On June 6, 1959, hundreds of people, both black and white, packed the street outside St Michael and All Angels Church in a unifying stand against racial disparity.
“I think it was a defining moment. Kelso’s funeral was attended by over 1,000 people lining Ladbroke Grove; people were disgusted by the incident. It was a moment where black people were saying we’re here to stay,” Mr Olden said.
He added: “It was a national event, people never forgot it. It was on the front page of all the national papers.”
Mr Cochrane’s funeral arrangements were led by Trinidadian journalist and activist Claudia Jones, who was editor of the first black British newspaper, the West Indian Gazette.
Prior to Mr Cochrane’s murder, Jones had begun campaigns to support the Caribbean community and one of those initiatives brought about the first Caribbean Carnival in January 1959. The novel event was held in St Pancras Town Hall and filmed by BBC. The celebration was given the powerful slogan, “a people’s art is the genesis of their freedom”.

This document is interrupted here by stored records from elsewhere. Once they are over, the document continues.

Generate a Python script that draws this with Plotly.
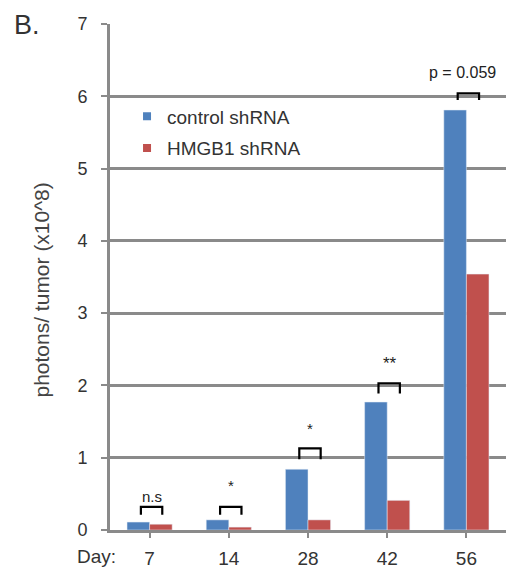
import plotly.graph_objects as go

days = ["7", "14", "28", "42", "56"]
control = [0.11, 0.14, 0.84, 1.77, 5.81]
hmgb1 = [0.08, 0.04, 0.14, 0.41, 3.54]
sig_labels = ["n.s", "*", "*", "**", "p = 0.059"]
bracket_top = [0.32, 0.32, 1.13, 2.03, 6.04]
bracket_leg = [0.21, 0.21, 0.98, 1.89, 5.95]
label_y = [0.46, 0.62, 1.40, 2.30, 6.33]
yticks = [0, 1, 2, 3, 4, 5, 6, 7]

BLUE = "#4F81BD"
RED = "#C0504D"
GRID = "#8a8a8a"
FONT = "Liberation Sans, Arial, sans-serif"

fig = go.Figure()
fig.add_trace(go.Bar(x=list(range(len(days))), y=control, marker_color=BLUE,
                     showlegend=False, name="control shRNA"))
fig.add_trace(go.Bar(x=list(range(len(days))), y=hmgb1, marker_color=RED,
                     showlegend=False, name="HMGB1 shRNA"))
# legend entries
fig.add_trace(go.Scatter(x=[None], y=[None], mode="markers", name="control shRNA",
                         marker=dict(symbol="square", size=8, color=BLUE),
                         legendgroup="a"))
fig.add_trace(go.Scatter(x=[None], y=[None], mode="markers", name="HMGB1 shRNA",
                         marker=dict(symbol="square", size=8, color=RED),
                         legendgroup="b"))

# significance brackets
for i, (lab, top, leg, ly) in enumerate(zip(sig_labels, bracket_top, bracket_leg, label_y)):
    x0, x1 = i - 0.11, i + 0.16
    fig.add_shape(type="path", xref="x", yref="y",
                  path=f"M {x0},{leg} L {x0},{top} L {x1},{top} L {x1},{leg}",
                  line=dict(color="black", width=2.2))
    fig.add_annotation(x=i + 0.03 if i < 4 else i - 0.05, y=ly, text=lab, showarrow=False,
                       font=dict(size=15 if i < 3 else (17 if i == 3 else 16),
                                 color="#222", family=FONT),
                       xanchor="center", yanchor="middle")

fig.add_annotation(xref="paper", yref="paper", x=0.02, y=-0.053, text="Day:",
                   showarrow=False, xanchor="right", yanchor="middle",
                   font=dict(size=19, color="#333", family=FONT))
fig.add_annotation(xref="paper", yref="paper", x=-0.248, y=0.998, text="B.",
                   showarrow=False, xanchor="left", yanchor="middle",
                   font=dict(size=27, color="#333", family=FONT))
fig.add_annotation(xref="paper", yref="paper", x=-0.172, y=0.475,
                   text="photons/ tumor (x10^8)", textangle=-90,
                   showarrow=False, xanchor="center", yanchor="middle",
                   font=dict(size=21, color="#444", family=FONT))

fig.update_layout(
    width=508, height=570,
    margin=dict(l=110, r=2, t=24, b=40, autoexpand=False),
    paper_bgcolor="white", plot_bgcolor="white",
    barmode="group", bargap=0.43, bargroupgap=0,
    font=dict(family=FONT, color="#333"),
    legend=dict(x=0.043, y=0.855, xanchor="left", yanchor="top",
                bgcolor="rgba(0,0,0,0)", font=dict(size=19, color="#333"),
                tracegroupgap=4, itemwidth=30),
    xaxis=dict(tickmode="array", tickvals=list(range(len(days))), ticktext=days,
               range=[-0.5, len(days) - 0.5], automargin=False,
               showline=True, linecolor=GRID, linewidth=3,
               ticks="outside", ticklen=5, tickcolor=GRID, tickwidth=2,
               showgrid=False, zeroline=False,
               tickfont=dict(size=19, color="#333"), ticklabelstandoff=4),
    yaxis=dict(range=[0, 7], tickvals=yticks, showgrid=True, gridcolor=GRID, gridwidth=2.5,
               showline=True, linecolor=GRID, linewidth=3, automargin=False,
               ticks="outside", ticklen=6, tickcolor=GRID, tickwidth=2,
               zeroline=False, tickfont=dict(size=18, color="#333"),
               ticklabelstandoff=10),
)
fig.write_html("out.html", config={"displayModeBar": False},
               post_script="document.body.style.margin='0';document.body.style.overflow='hidden';")
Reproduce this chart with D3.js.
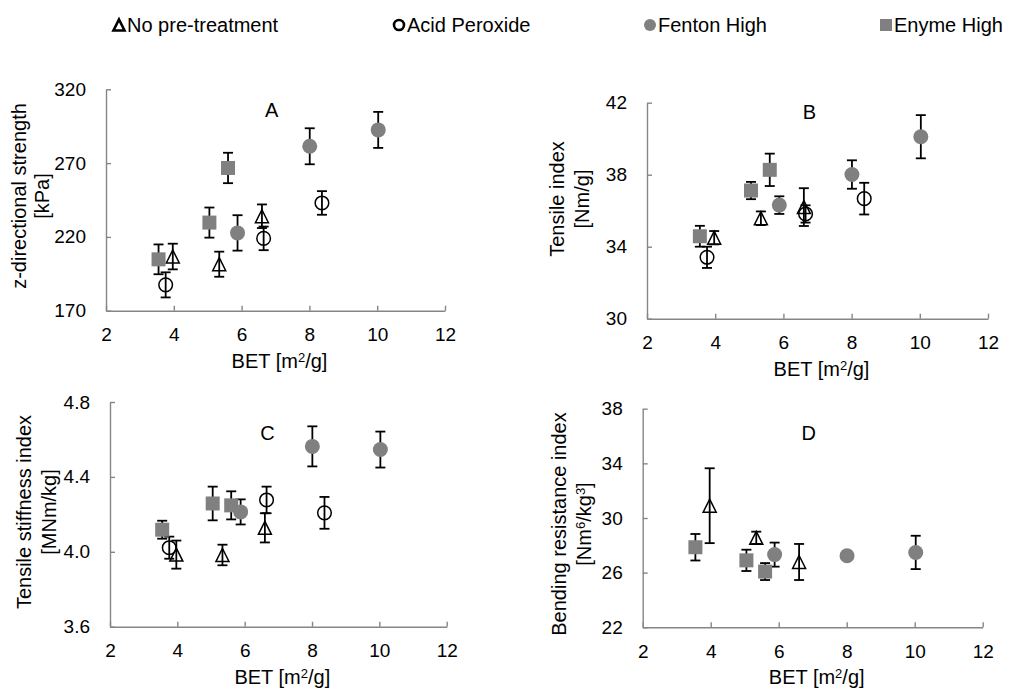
<!DOCTYPE html>
<html>
<head>
<meta charset="utf-8">
<script src="https://cdn.jsdelivr.net/npm/d3@7"></script>
<style>
  body { margin: 0; background: #fff; }
  svg text { font-family: "Liberation Sans", Arial, sans-serif; fill: #000; }
</style>
</head>
<body>
<script>
// series order: no pre-treatment, acid peroxide, fenton high, enzyme high
let seriesNames = ['No pre-treatment', 'Acid Peroxide', 'Fenton High', 'Enyme High'];
let bet = [[3.97, 5.34, 6.60], [3.76, 6.65, 8.37], [5.88, 8.01, 10.03], [3.55, 5.05, 5.60]];
let xTicks = [2, 4, 6, 8, 10, 12];

let zStrength = [[206.7, 201.5, 234], [187.5, 219, 243], [222.7, 281.4, 292.5], [204.8, 229.7, 266.7]];
let zStrengthErr = [[8.7, 8.5, 8], [8.5, 8, 8], [12, 12.2, 12.2], [10.1, 10.2, 10.3]];
let zTicks = [170, 220, 270, 320];

let tensile = [[34.5, 35.58, 36.2], [33.41, 35.82, 36.67], [36.31, 38.01, 40.11], [34.58, 37.12, 38.27]];
let tensileErr = [[0.37, 0.38, 1.05], [0.59, 0.48, 0.88], [0.49, 0.79, 1.2], [0.58, 0.48, 0.9]];
let tensileTicks = [30, 34, 38, 42];

let stiffness = [[3.985, 3.983, 4.128], [4.022, 4.277, 4.208], [4.213, 4.563, 4.546], [4.118, 4.258, 4.248]];
let stiffnessErr = [[0.075, 0.055, 0.078], [0.059, 0.071, 0.085], [0.067, 0.107, 0.096], [0.048, 0.09, 0.075]];
let stiffnessTicks = [3.6, 4.0, 4.4, 4.8];

// no acid peroxide points in the bending panel
let bending = [[30.9, 28.55, 26.78], [], [27.32, 27.24, 27.48], [27.86, 26.9, 26.08]];
let bendingErr = [[2.74, 0.45, 1.32], [], [0.88, 0.3, 1.22], [0.97, 0.78, 0.62]];
let bendingTicks = [22, 26, 30, 34, 38];

let w = 1009, h = 688;
let gray = '#808080', axisColor = '#868686';

let svg = d3.select('body')
  .append('svg')
  .attr('width', w)
  .attr('height', h);

let betTitle = [['BET [m', 0], ['2', 1], ['/g]', 0]];

let panels = [
  { letter: 'A', vals: zStrength, errs: zStrengthErr, yDomain: [170, 320], yTicks: zTicks, fmt: d3.format('d'),
    box: [106, 445, 89.3, 310.7], title: [[['z-directional strength', 0]], [['[kPa]', 0]]],
    titleX: [19, 42], titleY: 196, letterAt: [6.89, 306] },
  { letter: 'B', vals: tensile, errs: tensileErr, yDomain: [30, 42], yTicks: tensileTicks, fmt: d3.format('d'),
    box: [647, 988, 102.7, 318.7], title: [[['Tensile index', 0]], [['[Nm/g]', 0]]],
    titleX: [557, 582], titleY: 199, letterAt: [6.76, 41.5] },
  { letter: 'C', vals: stiffness, errs: stiffnessErr, yDomain: [3.6, 4.8], yTicks: stiffnessTicks, fmt: d3.format('.1f'),
    box: [110, 446.7, 402, 626.7], title: [[['Tensile stiffness index', 0]], [['[MNm/kg]', 0]]],
    titleX: [24, 49], titleY: 512, letterAt: [6.68, 4.633] },
  { letter: 'D', vals: bending, errs: bendingErr, yDomain: [22, 38], yTicks: bendingTicks, fmt: d3.format('d'),
    box: [642.7, 982.7, 408.7, 627.3], title: [[['Bending resistance index', 0]], [['[Nm', 0], ['6', 1], ['/kg', 0], ['3', 1], [']', 0]]],
    titleX: [559, 584], titleY: 524, letterAt: [6.88, 36.2] }
];

// writes text segments, superscript ones smaller and raised
let addSegments = (textSel, segs) => {
  segs.forEach(s => {
    textSel.append('tspan')
      .text(s[0])
      .style('font-size', s[1] ? '13px' : null)
      .attr('dy', null)
      .attr('baseline-shift', s[1] ? '45%' : null);
  });
};

let triPath = 'M0,-6.5L6.5,6.5L-6.5,6.5Z';

let drawMarker = (g, type, x, y, legend) => {
  let sw = legend ? 2.6 : 1.5;
  if (type === 0) {
    let s = legend ? 0.85 : 1;
    g.append('path').attr('d', triPath)
      .attr('transform', `translate(${x},${y}) scale(${s})`)
      .attr('fill', 'none').attr('stroke', '#000').attr('stroke-width', sw / s);
  } else if (type === 1) {
    g.append('circle').attr('cx', x).attr('cy', y).attr('r', legend ? 5 : 6.8)
      .attr('fill', 'none').attr('stroke', '#000').attr('stroke-width', sw);
  } else if (type === 2) {
    g.append('circle').attr('cx', x).attr('cy', y).attr('r', legend ? 6 : 7.5)
      .attr('fill', gray);
  } else {
    let s = legend ? 12 : 14;
    g.append('rect').attr('x', x - s / 2).attr('y', y - s / 2)
      .attr('width', s).attr('height', s).attr('fill', gray);
  }
};

panels.forEach(p => {
  let [x0, x1, yTop, yBot] = p.box;

  let xScale = d3.scaleLinear().domain([2, 12]).range([x0, x1]);
  let yScale = d3.scaleLinear().domain(p.yDomain).range([yBot, yTop]);

  let g = svg.append('g').attr('class', 'panel-' + p.letter);

  let xAxis = g.append('g')
    .attr('transform', `translate(0,${yBot})`)
    .call(d3.axisBottom(xScale).tickValues(xTicks).tickSizeInner(-5).tickSizeOuter(0).tickPadding(17));

  let yAxis = g.append('g')
    .attr('transform', `translate(${x0},0)`)
    .call(d3.axisLeft(yScale).tickValues(p.yTicks).tickFormat(p.fmt).tickSizeInner(-5).tickSizeOuter(0).tickPadding(20));

  [xAxis, yAxis].forEach(a => {
    a.select('.domain').attr('stroke', axisColor).attr('stroke-width', 1.4);
    a.selectAll('.tick line').attr('stroke', axisColor).attr('stroke-width', 1.4);
    a.selectAll('.tick text').style('font-size', '19px').attr('fill', '#000');
  });

  // x title
  let xt = g.append('text')
    .attr('x', (x0 + x1) / 2 + 4)
    .attr('y', yBot + 57)
    .attr('text-anchor', 'middle')
    .style('font-size', '20px');
  addSegments(xt, betTitle);

  // y title, two lines
  p.title.forEach((line, i) => {
    let t = g.append('text')
      .attr('transform', `translate(${p.titleX[i]},${p.titleY}) rotate(-90)`)
      .attr('text-anchor', 'middle')
      .attr('dy', '0.35em')
      .style('font-size', '20px');
    addSegments(t, line);
  });

  g.append('text')
    .text(p.letter)
    .attr('x', xScale(p.letterAt[0]))
    .attr('y', yScale(p.letterAt[1]))
    .attr('dy', '0.35em')
    .attr('text-anchor', 'middle')
    .style('font-size', '20px');

  // error bars first, markers on top
  p.vals.forEach((vals, si) => {
    vals.forEach((v, j) => {
      let x = xScale(bet[si][j]);
      let e = p.errs[si][j];
      let yHi = yScale(v + e), yLo = yScale(v - e);
      g.append('line').attr('x1', x).attr('x2', x).attr('y1', yHi).attr('y2', yLo)
        .attr('stroke', '#000').attr('stroke-width', 1.8);
      [yHi, yLo].forEach(yy => {
        g.append('line').attr('x1', x - 5).attr('x2', x + 5).attr('y1', yy).attr('y2', yy)
          .attr('stroke', '#000').attr('stroke-width', 1.8);
      });
    });
  });

  p.vals.forEach((vals, si) => {
    vals.forEach((v, j) => {
      drawMarker(g, si, xScale(bet[si][j]), yScale(v), false);
    });
  });
});

// legend across the top
let legendSymX = [119, 399, 650, 886];
let legend = svg.append('g').attr('class', 'legend');
seriesNames.forEach((name, i) => {
  drawMarker(legend, i, legendSymX[i], 25, true);
  legend.append('text')
    .text(name)
    .attr('x', legendSymX[i] + 8)
    .attr('y', 32)
    .style('font-size', '20px');
});
</script>
</body>
</html>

Mr Cochrane’s death only further motivated the likes of Jones in black Britain’s fight against racism and injustice. In the weeks following Mr Cochrane’s murder, Jones alongside Amy Ashwood Garvey, formed the Inter-racial Friendship Co-ordinating Council (IRFCC).
It was this group on June 1, 1959 that led a vigil for Cochrane outside of Downing Street, organised Mr Cochrane’s eye-opening funeral and laid the foundations for the impending “West Indian decade of Notting Hill,” as British Caribbean writer Mike Phillips described it.
The birth of Notting Hill Carnival
With the Caribbean Carnival as a precursor and the growing unification of North Kensington’s diverse ethnic groups, community activist Rhaune Laslett organised what was arguably the first Notting Hill Carnival in 1966. The Notting Hill Fayre as it was called in its conception, was a large success and featured Trinidadian music icon Russell Henderson, trailblazer of the first steelband combo.
From there the festival grew year after year into the global event it is today. Current Notting Hill Carnival director Matthew Phillips said the race riots and Kelso Cochrane’s murder were the sparks that set it off.
“People remember those signs of no blacks, no dogs, no Irish. That transformed into aggression and the race riots, people were standing up for their rights,” Mr Phillips said. He added: “All of these people laid the groundwork for the carnival we know and love. People forget the sacrifice and the trouble it took to get here.
“Our young community needs to acknowledge the sacrifice and hard work that parents and grandparents have gone through for what we have now. Carnival unified the community.”
A look to the future
In 2009, Kelso Cochrane was honoured with a blue plaque on Golborne Road opposite where he was fatally stabbed. That same road makes up part of the Notting Hill Carnival route now, crossed by over 1.5 million people every year celebrating the coming together of different cultures.
Many despaired at the inevitable cancellation of carnival in 2020 and 2021 due to coronavirus. However, others used the news as an opportunity to show that prejudices toward the event and the cultures it celebrates still exist. One Twitter user said “Illegal drug dealers will be devastated,” in response to the cancellation.
To that end there is work still to be done in tackling racism in Britain.
But whilst doing this important work, the years of struggle, pain and resistance that culminated in the Notting Hill riots, Kelso Cochrane’s murder and the Notting Hill Carnival we have today, must be remembered.
They speak volumes of the event’s rich history and it’s because of this history that although the streets of Notting Hill may will be a thriving hub of celebration this weekend as Carnival makes its comeback after three years.